Mehr, nicht weniger und vor allem neue Politik ist nötig

In Nordafrika und Arabien haben die meisten genug. Trotz den in Diktaturen immensen Risiken an Leib und Leben sind sie aufgebrochen, verteidigen ihre Würde und kämpfen vehement aber kreativ und gewaltfrei für ihre Freiheit und die Demokratie.

Bei uns haben zwar ganz viele auch genug von all den Katastrophen und Krisen. Doch statt von neuen Aufbrüchen scheint sie eine Art hochgespannte resignative Lethargie erfasst zu haben. Jedenfalls ist kaum neues Engagement für mehr Demokratie und für die Wahrung der Freiheit erkennbar.

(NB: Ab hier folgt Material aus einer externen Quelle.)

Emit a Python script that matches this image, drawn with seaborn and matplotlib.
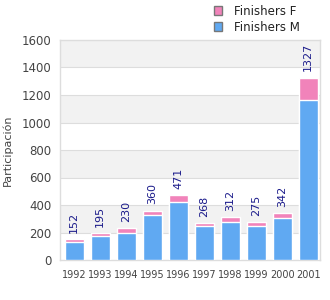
import matplotlib
matplotlib.use("Agg")
import matplotlib.pyplot as plt
from matplotlib.patches import Patch
import pandas as pd
import seaborn as sns

years = ["1992", "1993", "1994", "1995", "1996", "1997", "1998", "1999", "2000", "2001"]
totals = [152, 195, 230, 360, 471, 268, 312, 275, 342, 1327]
finishers_m = [132, 175, 195, 325, 421, 248, 277, 248, 306, 1163]

df = pd.DataFrame({"year": years, "total": totals, "m": finishers_m})

pink = "#F183BA"
blue = "#60A9F2"

sns.set_style("white")
fig = plt.figure(figsize=(3.3, 3.0), dpi=100)
ax = fig.add_axes([60 / 330, 40 / 300, 260 / 330, 220 / 300])

# alternating background bands
for lo in range(200, 1600, 400):
    ax.axhspan(lo, lo + 200, color="#F2F2F2", zorder=0, lw=0)
for y in range(200, 1600, 200):
    ax.axhline(y, color="#DDDDDD", lw=0.8, zorder=0.5)

sns.barplot(data=df, x="year", y="total", color=pink, saturation=1, width=0.73, ax=ax, zorder=2)
sns.barplot(data=df, x="year", y="m", color=blue, saturation=1, width=0.73, ax=ax, zorder=3)

for i, t in enumerate(totals):
    ax.annotate(str(t), (i, t), xytext=(0, 4.5), textcoords="offset points",
                rotation=90, ha="center", va="bottom", fontsize=8, color="#1A1A8A")

ax.set_ylim(0, 1600)
ax.set_xlim(-0.55, 9.45)
ax.set_yticks(range(0, 1601, 200))
ax.tick_params(axis="y", labelsize=8.5, labelcolor="#444444", length=0, pad=6)
ax.tick_params(axis="x", labelsize=7, labelcolor="#444444", length=0, pad=7)
ax.set_xlabel("")
ax.set_ylabel("")
for s in ax.spines.values():
    s.set_color("#DDDDDD")
    s.set_linewidth(1)

fig.text(0.022, 0.5, "Participación", rotation=90, ha="center", va="center",
         fontsize=8, color="#444444")

handles = [Patch(facecolor=pink, edgecolor="#777777", label="Finishers F"),
           Patch(facecolor=blue, edgecolor="#777777", label="Finishers M")]
fig.legend(handles=handles, loc="upper left", bbox_to_anchor=(203 / 330, 1.02), frameon=False,
           fontsize=8.5, handlelength=0.75, handleheight=0.75, labelspacing=0.25, handletextpad=1.0,
           labelcolor="#222222")

fig.savefig("out.png", dpi=100)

Was derzeit weltwirtschaftlich, währungspolitisch, staatsverschuldnerisch und gesamteuropäisch passiert ist nicht anderes als ein enormer Freiheitverlust. Denn Freiheit bedeutet politisch weit mehr als das Auswählen dürfen zwischen einem beschränkten Angebot. Freiheit bedeutet, dass das Leben nicht länger Schicksal ist. Dass wir gemeinsam unsere Lebensgrundlagen bestimmen, gestalten und gewährleisten können. Dafür ist einmal die Demokratie eingerichtet worden.

 

Je grösser das Unrecht, das geschieht, um so mehr scheinen viele zu resignieren und sich indigniert abzuwenden. Sie merken durchaus, wie machtlos die Demokratie geworden ist. Sie reden vom Ende der Politik, ziehen sich zurück und übersehen, dass nur eine andere Politik ihnen die Freiheit zurück geben kann, die sie missen – doch dass diese andere Politik ohne ihr eigenes Engagement keine Chancen haben kann.

 

Ein anderer fast ebenso grosser Teil unter uns fühlt sich mit seinen Aengsten und Sorgen noch mehr allein gelassen. Zur Resignation fehlt ihnen die Gelassenheit. Vielleicht auch nur der Zynismus. Und so wenden sie sich denen zu, die simple Erklärungen und Sündenböcke anbieten: Die anderen, die Fremden, denen es noch dreckiger geht.

 

Helfen kann auch uns nur ein Aufbruch zu neuen transnationalen Horizonten. Der Demokratie kann ihre Macht nur auf der gleichen Ebene zurück gewinnen, wie die Finanzmärkte angesiedelt sind. Nur dort , durch transnationale kontinentale Verfassungen können wir uns jene Kraft und Legitimation verschaffen, die wir brauchen, um Regeln zu definieren, welche alle Akteure zwingen, minimale Grundsätze im Interesse aller zu beachten.

 

Das geht nicht ohne Politik. Das geht nicht ohne die Anderen. Das geht nicht mit den alten nationalen und elitären Handlungsweisen. Dazu braucht es das berühmte neue Denken, neue Horizonte, neue Motivationen und neue Allianzen. Das Unrecht kann nicht überwunden werden, wenn diejenigen , die es erkennen, sich abwenden, und diejenigen, die am meisten darunter leiden, sich reaktionären Falschmünzern andienen. Wir brauchen sie alle um uns gegen jene wenigen durchsetzen zu können, die es anders nicht wollen, weil es ihnen egal ist, wenn die Freiheit zu einem Privileg ganz weniger Privilegierter zu werden droht.